> **Exercise objective**: Omit images. Retype all entries verbatim.

_ _ _ _ _

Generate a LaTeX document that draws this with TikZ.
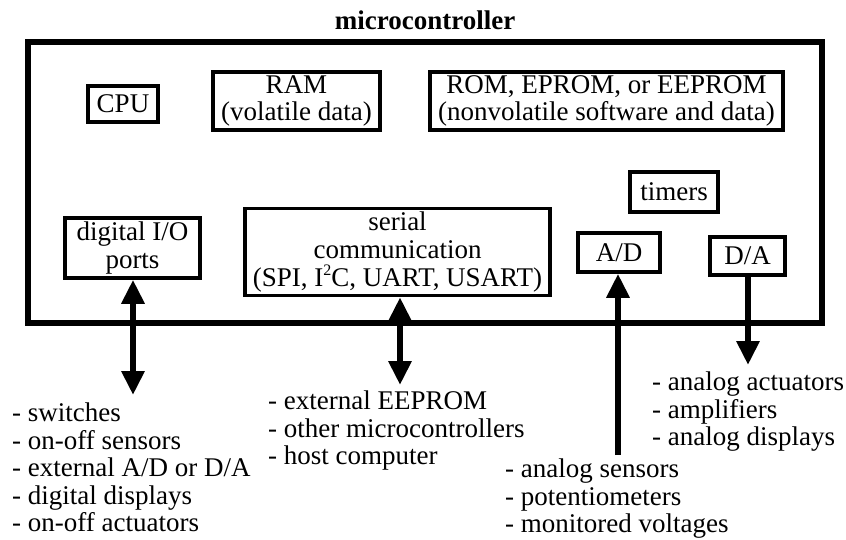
\documentclass[tikz,border=0pt]{standalone}
\usepackage{fontspec}
\setmainfont{Liberation Serif}
\usetikzlibrary{arrows.meta}
\newcommand{\supii}{\raisebox{0.42em}{\fontsize{16}{16}\selectfont 2}}
\begin{document}
\begin{tikzpicture}[x=1pt,y=-1pt,
  every node/.style={font=\fontsize{27}{27.5}\selectfont},
  blk/.style 2 args={draw,line width=3.5pt,inner sep=0pt,align=center,minimum width=#1,minimum height=#2},
  lst/.style={anchor=north west,align=left,inner sep=0pt},
  conn/.style={line width=6pt},
  tip/.tip={Triangle[width=22pt,length=24pt]}
]
\useasboundingbox (0,0) rectangle (846,539);
% outer microcontroller box
\node[draw,line width=6pt,minimum width=794pt,minimum height=281pt,inner sep=0pt] (mc) at (425,182.5) {};
\node[anchor=base,font=\fontsize{27}{27.5}\selectfont\bfseries] (title) at (425,29) {microcontroller};
% inner blocks
\node[blk={70pt}{36pt}] (cpu) at (123,104) {CPU};
\node[blk={167pt}{58pt}] (ram) at (296.5,101) {RAM\\(volatile data)};
\node[blk={353pt}{58pt}] (rom) at (606.5,101) {ROM, EPROM, or EEPROM\\(nonvolatile software and data)};
\node[blk={88pt}{40pt}] (tim) at (674,192) {timers};
\node[blk={135pt}{60pt}] (dio) at (132.5,248) {digital I/O\\ports};
\node[blk={305pt}{87pt},font=\fontsize{27}{28}\selectfont] (ser) at (397.5,252) {serial\\communication\\(SPI, I\supii C, UART, USART)};
\node[blk={82pt}{39pt}] (ad) at (619,252.5) {A/D};
\node[blk={75pt}{38pt}] (da) at (747.5,256) {D/A};
% external lists
\node[lst] (ldio) at (12,403) {- switches\\- on-off sensors\\- external A/D or D/A\\- digital displays\\- on-off actuators};
\node[lst] (lser) at (268,391) {- external EEPROM\\- other microcontrollers\\- host computer};
\node[lst] (lad) at (505,459) {- analog sensors\\- potentiometers\\- monitored voltages};
\node[lst] (lda) at (652,372) {- analog actuators\\- amplifiers\\- analog displays};
% connector ends
\coordinate (dioend) at (133,395);
\coordinate (serend) at (400,385);
\coordinate (adend) at (618,455);
\coordinate (daend) at (748,365);
% connectors
\draw[conn,{tip}-{tip}] (dio.south -| dioend) -- (dioend);
\draw[conn,{tip}-{tip}] (ser.south -| serend) -- (serend);
\draw[conn,-{tip}] (adend) -- (ad.south -| adend);
\draw[conn,-{tip}] (da.south -| daend) -- (daend);
\end{tikzpicture}
\end{document}
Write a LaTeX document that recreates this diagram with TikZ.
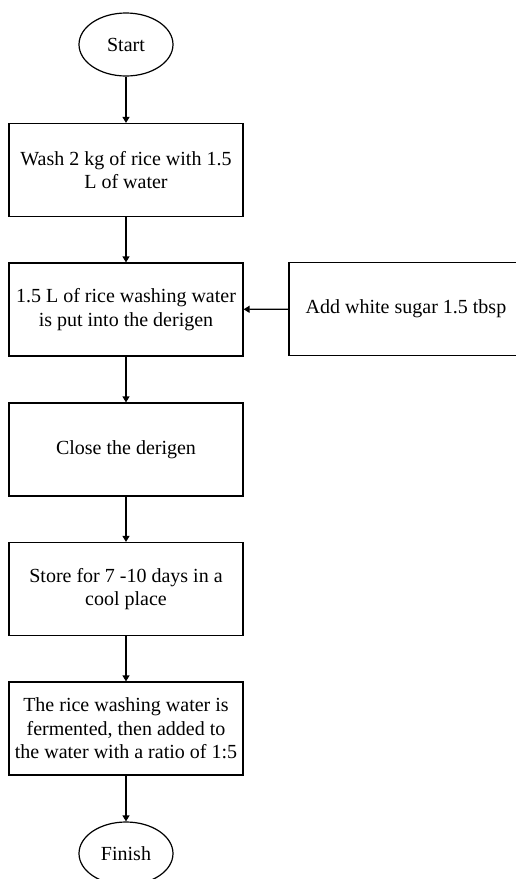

_ _ _ _ _

> **Final result**:
Generate a LaTeX document that draws this with TikZ.
\documentclass[tikz,border=0pt]{standalone}
\usepackage{fontspec}
\setmainfont{Liberation Serif}
\usetikzlibrary{arrows.meta}
\newcommand{\supii}{\raisebox{0.42em}{\fontsize{16}{16}\selectfont 2}}
\begin{document}
\begin{tikzpicture}[x=1pt,y=-1pt,
  every node/.style={font=\fontsize{27}{27.5}\selectfont},
  blk/.style 2 args={draw,line width=3.5pt,inner sep=0pt,align=center,minimum width=#1,minimum height=#2},
  lst/.style={anchor=north west,align=left,inner sep=0pt},
  conn/.style={line width=6pt},
  tip/.tip={Triangle[width=22pt,length=24pt]}
]
\useasboundingbox (0,0) rectangle (846,539);
% outer microcontroller box
\node[draw,line width=6pt,minimum width=794pt,minimum height=281pt,inner sep=0pt] (mc) at (425,182.5) {};
\node[anchor=base,font=\fontsize{27}{27.5}\selectfont\bfseries] (title) at (425,29) {microcontroller};
% inner blocks
\node[blk={70pt}{36pt}] (cpu) at (123,104) {CPU};
\node[blk={167pt}{58pt}] (ram) at (296.5,101) {RAM\\(volatile data)};
\node[blk={353pt}{58pt}] (rom) at (606.5,101) {ROM, EPROM, or EEPROM\\(nonvolatile software and data)};
\node[blk={88pt}{40pt}] (tim) at (674,192) {timers};
\node[blk={135pt}{60pt}] (dio) at (132.5,248) {digital I/O\\ports};
\node[blk={305pt}{87pt},font=\fontsize{27}{28}\selectfont] (ser) at (397.5,252) {serial\\communication\\(SPI, I\supii C, UART, USART)};
\node[blk={82pt}{39pt}] (ad) at (619,252.5) {A/D};
\node[blk={75pt}{38pt}] (da) at (747.5,256) {D/A};
% external lists
\node[lst] (ldio) at (12,403) {- switches\\- on-off sensors\\- external A/D or D/A\\- digital displays\\- on-off actuators};
\node[lst] (lser) at (268,391) {- external EEPROM\\- other microcontrollers\\- host computer};
\node[lst] (lad) at (505,459) {- analog sensors\\- potentiometers\\- monitored voltages};
\node[lst] (lda) at (652,372) {- analog actuators\\- amplifiers\\- analog displays};
% connector ends
\coordinate (dioend) at (133,395);
\coordinate (serend) at (400,385);
\coordinate (adend) at (618,455);
\coordinate (daend) at (748,365);
% connectors
\draw[conn,{tip}-{tip}] (dio.south -| dioend) -- (dioend);
\draw[conn,{tip}-{tip}] (ser.south -| serend) -- (serend);
\draw[conn,-{tip}] (adend) -- (ad.south -| adend);
\draw[conn,-{tip}] (da.south -| daend) -- (daend);
\end{tikzpicture}
\end{document}
Write a LaTeX document that recreates this diagram with TikZ.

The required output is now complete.